A stark question for Iran: What would the Prophet do?
As Muslims, Tehran's leaders should follow the Koran's guidance by negotiating peace with the US.
| South Bend, Ind.
If Iranian leaders do not come to grips with reality soon, they will have missed an historic opportunity to make a deal for peace with the United States. It takes courage and considerable moral integrity to reach out to an entrenched adversary; both attributes were amply displayed by President Barack Obama in his recent overture to the Iranians, which incurred the censure of right-wing US hawks.
Regrettably, the Iranian response has been unreflective, pugnacious – and most important – unIslamic.
A verse in the Koran states: "If they [the unbelievers] incline to peace, you should also incline to peace." Because believing Muslims revere the Koran as sacred scripture containing the very words of God, it is not unreasonable to expect that professed Muslims should take these words to heart.
Inclining to peace should manifest itself in a willingness to negotiate through diplomacy, especially when the an adversary indicates a preference for it. When the pagan Meccans sought arbitration with the Prophet Muhammad and his followers in 628, he concluded the treaty of Hudaybiyya with them. The treaty included provisions not entirely favorable to the Muslims, but the Prophet did not waver in his resolve to sign this agreement. Some of his companions grumbled about the unequal treatment of Muslims in this accord and a few were even opposed to the whole idea of peacemaking.
The arguments were familiar – the Meccans had driven the Muslims out of their homes, looted their belongings, and persecuted them for their beliefs. As far as one could tell, the Meccans remained committed to destroying the nascent faith and its adherents. How could one sit down with such trenchant enemies, whose intentions were suspect? The Koran answers those objections in the very next verse: "And if they intend to deceive you – then surely God is sufficient for you." Scripture had made it clear that Muslims should take a risk for peace, and if the opposing side should desist from hostilities, Muslims should reciprocate in kind.

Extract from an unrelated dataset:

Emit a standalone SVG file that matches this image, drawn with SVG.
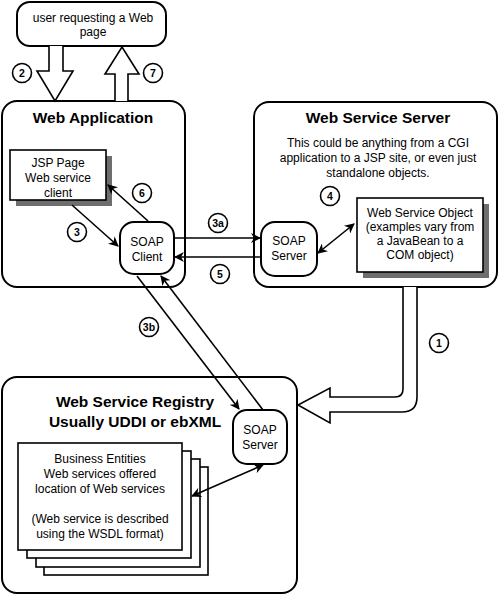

The treaty was signed and was meant to guarantee 10 years of peace. As it turned out, the worst fears of Muhammad's followers proved to be true. The Meccans soon violated the agreement and fighting loomed. Further negotiations, however, brought about the peaceful surrender of Mecca and a general amnesty for the previous enemies of the Muslims.
Muhammad and his immediate successors implemented a principle known as "the joining of hearts," according to which the erstwhile enemies of Islam were to become reconciled with Muslims through charity and inclusion within the new community. The fact that Muslims throughout time have not always implemented these principles in no way makes them less normative for contemporary Muslims.
Both Sunnis and Shiites read the same Koran and both agree that its ideals were perfectly realized by their prophet. Thus Iran, a predominantly Shiite nation, is just as obligated to follow Koranic teaching as any other Muslim-majority country with a commitment to Islamic principles.
After eight years of relentlessly hawkish US policies toward the Middle East (and some would argue toward the Muslim world in general) under President Bush, Mr. Obama has clearly set a new course. He has expressed resolute good will toward the majority of Muslims in the world who also desperately – and audaciously – hope for change for the better, as global surveys and polls have repeatedly shown.
Why then has Iran's supreme leader, Ayatollah Ali Khamenei, a religious man by all accounts, spurned Obama's outreach and rejected negotiations. He certainly cannot claim a scriptural imperative for his behavior.
From a realpolitik perspective, risking political capital for peace may appear to be a foolhardy venture and Mr. Khamenei will certainly be criticized by Iran's hawks for talking to "the Great Satan."
But morally speaking, he and other Iranian leaders owe it to their people and to the world to sit down at the negotiating table in view of the fact that the Islamic Republic of Iran has been a principal actor in some of the major conflicts of our time.
It is not enough for Muslims to repeatedly affirm that Islam stands for peace; they need to demonstrate that Islam means peace. When valuable opportunities for peacemaking occur and it is Muslim leaders who fritter them away, they should expect scorn to be directed at them and at their hollow rhetoric.
In the popular American imagination, Muslims after Sept. 11 have become tarred by the brush of violence. Now we can add to this image an unholy lack of moral courage and intransigence in the face of a singular opportunity to put an end to a nuclear standoff that could engulf the whole world.
If Iranian leaders adhere to the faith for which they claim to have launched a revolution 30 years ago, they will put aside bellicose rhetoric and take up the work of peace.
Asma Afsaruddin is a professor of Arabic & Islamic Studies at the University of Notre Dame and is the author of "The First Muslims: History and Memory."